◆ **STATED GOAL**:
Transcribe every line exactly and omit anything that is a picture.

◆ **SOURCE EXCERPT**:
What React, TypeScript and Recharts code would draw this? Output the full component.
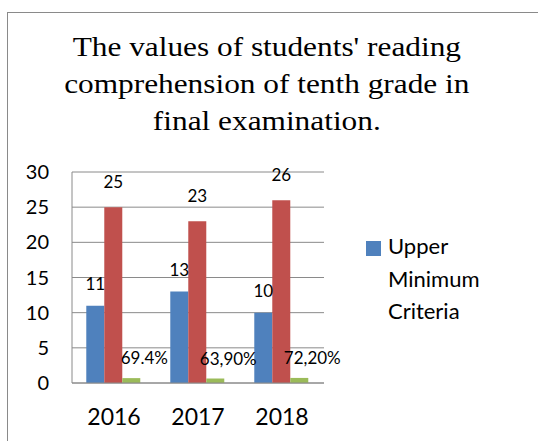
import { BarChart, Bar, XAxis, YAxis, CartesianGrid, LabelList } from "recharts";

const years = ["2016", "2017", "2018"];
const upperMinimum = [11, 13, 10];
const secondSeries = [25, 23, 26];
const percentValues = [0.694, 0.639, 0.722];
const percentLabels = ["69.4%", "63,90%", "72,20%"];
const yTicks = [0, 5, 10, 15, 20, 25, 30];
const legendLabel = "Upper Minimum Criteria";
const titleLines = [
  "The values of students' reading",
  "comprehension of tenth grade in",
  "final examination.",
];

const data = years.map((year, i) => ({
  year,
  upper: upperMinimum[i],
  second: secondSeries[i],
  pct: percentValues[i],
}));

const FONT = "Lato, 'Open Sans', sans-serif";

const PercentLabel = (props: any) => {
  const { x, y, width, index } = props;
  return (
    <text
      x={x + width / 2 + 13}
      y={y - 14}
      textAnchor="middle"
      fontSize={17}
      fontFamily={FONT}
      fill="#000"
    >
      {percentLabels[index]}
    </text>
  );
};

export default function App() {
  return (
    <div
      style={{
        position: "absolute",
        left: 0,
        top: 0,
        width: 538,
        height: 441,
        overflow: "hidden",
        background: "#fff",
      }}
    >
      <div
        style={{
          position: "absolute",
          left: 7,
          top: 12,
          width: 700,
          height: 600,
          borderLeft: "1px solid #8a8a8a",
          borderTop: "1px solid #8a8a8a",
        }}
      />
      {/* title, stretched a bit to match the wider serif of the original */}
      <div
        style={{
          position: "absolute",
          left: 20,
          top: 29,
          width: 500,
          textAlign: "center",
          fontFamily: "'Liberation Serif', 'Times New Roman', serif",
          fontSize: 27,
          lineHeight: "37px",
          color: "#000",
          transform: "scaleX(1.16)",
          transformOrigin: "270px 0",
        }}
      >
        {titleLines.map((line) => (
          <div key={line}>{line}</div>
        ))}
      </div>
      <div style={{ position: "absolute", left: 0, top: 0 }}>
        <BarChart
          width={538}
          height={441}
          data={data}
          margin={{ top: 172, right: 214, bottom: 0, left: 0 }}
          barCategoryGap="17%"
          barGap={0}
        >
          <CartesianGrid vertical={false} stroke="#8a8a8a" strokeWidth={1} />
          <XAxis
            dataKey="year"
            height={58}
            tickLine={false}
            axisLine={{ stroke: "#8a8a8a" }}
            tickMargin={20}
            tick={{ fontSize: 23, fontFamily: FONT, fill: "#000" }}
          />
          <YAxis
            width={72}
            domain={[0, 30]}
            ticks={yTicks}
            interval={0}
            tickLine={false}
            axisLine={{ stroke: "#8a8a8a" }}
            tickMargin={17}
            tick={{ fontSize: 20, fontFamily: FONT, fill: "#000" }}
          />
          <Bar dataKey="upper" name={legendLabel} fill="#4F81BD" isAnimationActive={false}>
            <LabelList
              dataKey="upper"
              position="top"
              offset={16}
              fontSize={17}
              fontFamily={FONT}
              fill="#000"
            />
          </Bar>
          <Bar dataKey="second" fill="#C0504D" isAnimationActive={false}>
            <LabelList
              dataKey="second"
              position="top"
              offset={19}
              fontSize={17}
              fontFamily={FONT}
              fill="#000"
            />
          </Bar>
          <Bar dataKey="pct" fill="#9BBB59" isAnimationActive={false}>
            <LabelList dataKey="pct" content={<PercentLabel />} />
          </Bar>
        </BarChart>
      </div>
      {/* legend: only the first series is listed in the original */}
      <div
        style={{
          position: "absolute",
          left: 366,
          top: 230,
          display: "flex",
          alignItems: "flex-start",
          fontFamily: FONT,
        }}
      >
        <div
          style={{
            width: 15,
            height: 15,
            background: "#4F81BD",
            marginTop: 11,
            marginRight: 7,
            flexShrink: 0,
          }}
        />
        <div style={{ fontSize: 22, lineHeight: "32.5px", width: 120, color: "#000" }}>
          {legendLabel}
        </div>
      </div>
    </div>
  );
}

◆ **TASK SOLUTION**:
What React, TypeScript and Recharts code would draw this? Output the full component.
import { BarChart, Bar, XAxis, YAxis, CartesianGrid, LabelList } from "recharts";

const years = ["2016", "2017", "2018"];
const upperMinimum = [11, 13, 10];
const secondSeries = [25, 23, 26];
const percentValues = [0.694, 0.639, 0.722];
const percentLabels = ["69.4%", "63,90%", "72,20%"];
const yTicks = [0, 5, 10, 15, 20, 25, 30];
const legendLabel = "Upper Minimum Criteria";
const titleLines = [
  "The values of students' reading",
  "comprehension of tenth grade in",
  "final examination.",
];

const data = years.map((year, i) => ({
  year,
  upper: upperMinimum[i],
  second: secondSeries[i],
  pct: percentValues[i],
}));

const FONT = "Lato, 'Open Sans', sans-serif";

const PercentLabel = (props: any) => {
  const { x, y, width, index } = props;
  return (
    <text
      x={x + width / 2 + 13}
      y={y - 14}
      textAnchor="middle"
      fontSize={17}
      fontFamily={FONT}
      fill="#000"
    >
      {percentLabels[index]}
    </text>
  );
};

export default function App() {
  return (
    <div
      style={{
        position: "absolute",
        left: 0,
        top: 0,
        width: 538,
        height: 441,
        overflow: "hidden",
        background: "#fff",
      }}
    >
      <div
        style={{
          position: "absolute",
          left: 7,
          top: 12,
          width: 700,
          height: 600,
          borderLeft: "1px solid #8a8a8a",
          borderTop: "1px solid #8a8a8a",
        }}
      />
      {/* title, stretched a bit to match the wider serif of the original */}
      <div
        style={{
          position: "absolute",
          left: 20,
          top: 29,
          width: 500,
          textAlign: "center",
          fontFamily: "'Liberation Serif', 'Times New Roman', serif",
          fontSize: 27,
          lineHeight: "37px",
          color: "#000",
          transform: "scaleX(1.16)",
          transformOrigin: "270px 0",
        }}
      >
        {titleLines.map((line) => (
          <div key={line}>{line}</div>
        ))}
      </div>
      <div style={{ position: "absolute", left: 0, top: 0 }}>
        <BarChart
          width={538}
          height={441}
          data={data}
          margin={{ top: 172, right: 214, bottom: 0, left: 0 }}
          barCategoryGap="17%"
          barGap={0}
        >
          <CartesianGrid vertical={false} stroke="#8a8a8a" strokeWidth={1} />
          <XAxis
            dataKey="year"
            height={58}
            tickLine={false}
            axisLine={{ stroke: "#8a8a8a" }}
            tickMargin={20}
            tick={{ fontSize: 23, fontFamily: FONT, fill: "#000" }}
          />
          <YAxis
            width={72}
            domain={[0, 30]}
            ticks={yTicks}
            interval={0}
            tickLine={false}
            axisLine={{ stroke: "#8a8a8a" }}
            tickMargin={17}
            tick={{ fontSize: 20, fontFamily: FONT, fill: "#000" }}
          />
          <Bar dataKey="upper" name={legendLabel} fill="#4F81BD" isAnimationActive={false}>
            <LabelList
              dataKey="upper"
              position="top"
              offset={16}
              fontSize={17}
              fontFamily={FONT}
              fill="#000"
            />
          </Bar>
          <Bar dataKey="second" fill="#C0504D" isAnimationActive={false}>
            <LabelList
              dataKey="second"
              position="top"
              offset={19}
              fontSize={17}
              fontFamily={FONT}
              fill="#000"
            />
          </Bar>
          <Bar dataKey="pct" fill="#9BBB59" isAnimationActive={false}>
            <LabelList dataKey="pct" content={<PercentLabel />} />
          </Bar>
        </BarChart>
      </div>
      {/* legend: only the first series is listed in the original */}
      <div
        style={{
          position: "absolute",
          left: 366,
          top: 230,
          display: "flex",
          alignItems: "flex-start",
          fontFamily: FONT,
        }}
      >
        <div
          style={{
            width: 15,
            height: 15,
            background: "#4F81BD",
            marginTop: 11,
            marginRight: 7,
            flexShrink: 0,
          }}
        />
        <div style={{ fontSize: 22, lineHeight: "32.5px", width: 120, color: "#000" }}>
          {legendLabel}
        </div>
      </div>
    </div>
  );
}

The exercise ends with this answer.